• **DATA SECTION**
+ + + +

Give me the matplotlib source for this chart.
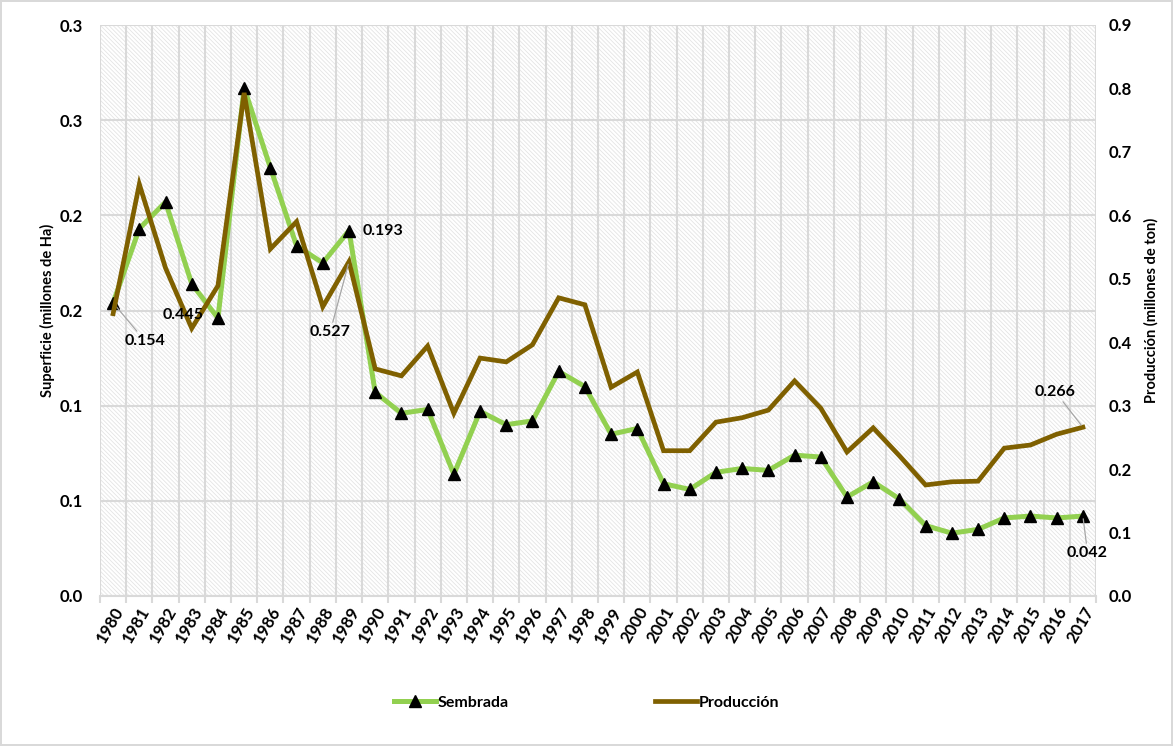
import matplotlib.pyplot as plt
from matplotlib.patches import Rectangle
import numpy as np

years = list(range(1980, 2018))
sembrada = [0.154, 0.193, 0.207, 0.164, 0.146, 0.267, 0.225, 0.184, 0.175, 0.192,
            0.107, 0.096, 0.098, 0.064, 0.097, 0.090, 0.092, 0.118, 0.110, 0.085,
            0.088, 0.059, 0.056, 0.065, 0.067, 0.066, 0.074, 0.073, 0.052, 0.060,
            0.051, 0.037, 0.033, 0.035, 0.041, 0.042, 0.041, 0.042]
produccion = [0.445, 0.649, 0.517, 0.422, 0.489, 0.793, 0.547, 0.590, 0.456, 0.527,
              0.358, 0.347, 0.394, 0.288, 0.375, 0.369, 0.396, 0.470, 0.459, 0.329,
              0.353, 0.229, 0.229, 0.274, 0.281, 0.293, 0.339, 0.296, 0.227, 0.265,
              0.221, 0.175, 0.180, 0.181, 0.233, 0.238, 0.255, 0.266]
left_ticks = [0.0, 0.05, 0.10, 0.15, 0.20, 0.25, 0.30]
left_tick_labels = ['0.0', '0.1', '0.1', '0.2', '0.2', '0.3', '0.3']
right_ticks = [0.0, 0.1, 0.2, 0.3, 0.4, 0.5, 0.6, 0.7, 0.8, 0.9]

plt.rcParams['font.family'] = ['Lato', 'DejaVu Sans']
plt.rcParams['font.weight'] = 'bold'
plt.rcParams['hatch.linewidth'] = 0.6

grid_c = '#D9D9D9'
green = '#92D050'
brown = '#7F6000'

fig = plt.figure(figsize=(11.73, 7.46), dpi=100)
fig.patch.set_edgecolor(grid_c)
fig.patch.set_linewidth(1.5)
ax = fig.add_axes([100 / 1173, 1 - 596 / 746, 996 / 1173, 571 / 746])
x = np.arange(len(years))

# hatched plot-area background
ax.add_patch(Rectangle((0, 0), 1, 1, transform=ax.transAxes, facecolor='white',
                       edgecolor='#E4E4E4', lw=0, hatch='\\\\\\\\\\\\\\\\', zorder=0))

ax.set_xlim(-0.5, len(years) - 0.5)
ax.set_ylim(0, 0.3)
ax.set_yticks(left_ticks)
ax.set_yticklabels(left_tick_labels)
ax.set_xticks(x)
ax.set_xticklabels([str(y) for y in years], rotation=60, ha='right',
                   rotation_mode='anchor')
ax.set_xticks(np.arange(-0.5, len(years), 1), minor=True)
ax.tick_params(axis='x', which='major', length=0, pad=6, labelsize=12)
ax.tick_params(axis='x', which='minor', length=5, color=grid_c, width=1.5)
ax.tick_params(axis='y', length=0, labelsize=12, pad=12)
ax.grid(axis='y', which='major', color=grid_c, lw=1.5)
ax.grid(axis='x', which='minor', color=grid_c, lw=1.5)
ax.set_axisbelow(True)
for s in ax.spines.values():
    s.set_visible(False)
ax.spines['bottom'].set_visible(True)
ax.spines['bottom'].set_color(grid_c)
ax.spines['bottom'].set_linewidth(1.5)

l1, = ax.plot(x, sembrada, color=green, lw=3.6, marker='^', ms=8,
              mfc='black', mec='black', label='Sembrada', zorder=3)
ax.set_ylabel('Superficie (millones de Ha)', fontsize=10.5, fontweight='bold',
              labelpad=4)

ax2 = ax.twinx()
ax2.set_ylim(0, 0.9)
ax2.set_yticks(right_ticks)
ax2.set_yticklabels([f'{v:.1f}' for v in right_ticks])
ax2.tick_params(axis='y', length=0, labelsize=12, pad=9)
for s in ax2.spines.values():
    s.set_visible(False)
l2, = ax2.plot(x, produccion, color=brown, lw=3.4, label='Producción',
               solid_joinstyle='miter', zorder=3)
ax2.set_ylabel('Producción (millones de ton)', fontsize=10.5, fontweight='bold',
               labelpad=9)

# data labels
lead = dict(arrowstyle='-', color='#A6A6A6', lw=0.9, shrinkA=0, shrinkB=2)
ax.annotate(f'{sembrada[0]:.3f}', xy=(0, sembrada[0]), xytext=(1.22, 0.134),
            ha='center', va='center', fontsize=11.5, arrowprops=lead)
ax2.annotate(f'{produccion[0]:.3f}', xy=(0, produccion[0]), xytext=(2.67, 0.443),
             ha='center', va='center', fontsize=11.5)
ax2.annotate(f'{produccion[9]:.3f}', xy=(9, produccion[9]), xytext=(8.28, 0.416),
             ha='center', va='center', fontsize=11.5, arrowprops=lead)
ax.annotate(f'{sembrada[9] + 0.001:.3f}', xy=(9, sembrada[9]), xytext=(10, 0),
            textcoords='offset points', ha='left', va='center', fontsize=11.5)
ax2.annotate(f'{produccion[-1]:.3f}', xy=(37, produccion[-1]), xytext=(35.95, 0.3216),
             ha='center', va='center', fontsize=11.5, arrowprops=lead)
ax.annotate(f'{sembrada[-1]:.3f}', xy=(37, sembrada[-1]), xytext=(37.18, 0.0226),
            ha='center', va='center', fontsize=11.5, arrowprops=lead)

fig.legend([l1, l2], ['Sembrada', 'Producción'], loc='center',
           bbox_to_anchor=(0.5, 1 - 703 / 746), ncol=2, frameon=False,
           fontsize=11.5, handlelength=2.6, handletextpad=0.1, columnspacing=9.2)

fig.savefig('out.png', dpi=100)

+ + + +

• **DIRECTIONS FOR THIS TASK**
Where a line holds "matplotlib", copy that line.

• **OUTPUT**
Give me the matplotlib source for this chart.
import matplotlib.pyplot as plt
from matplotlib.patches import Rectangle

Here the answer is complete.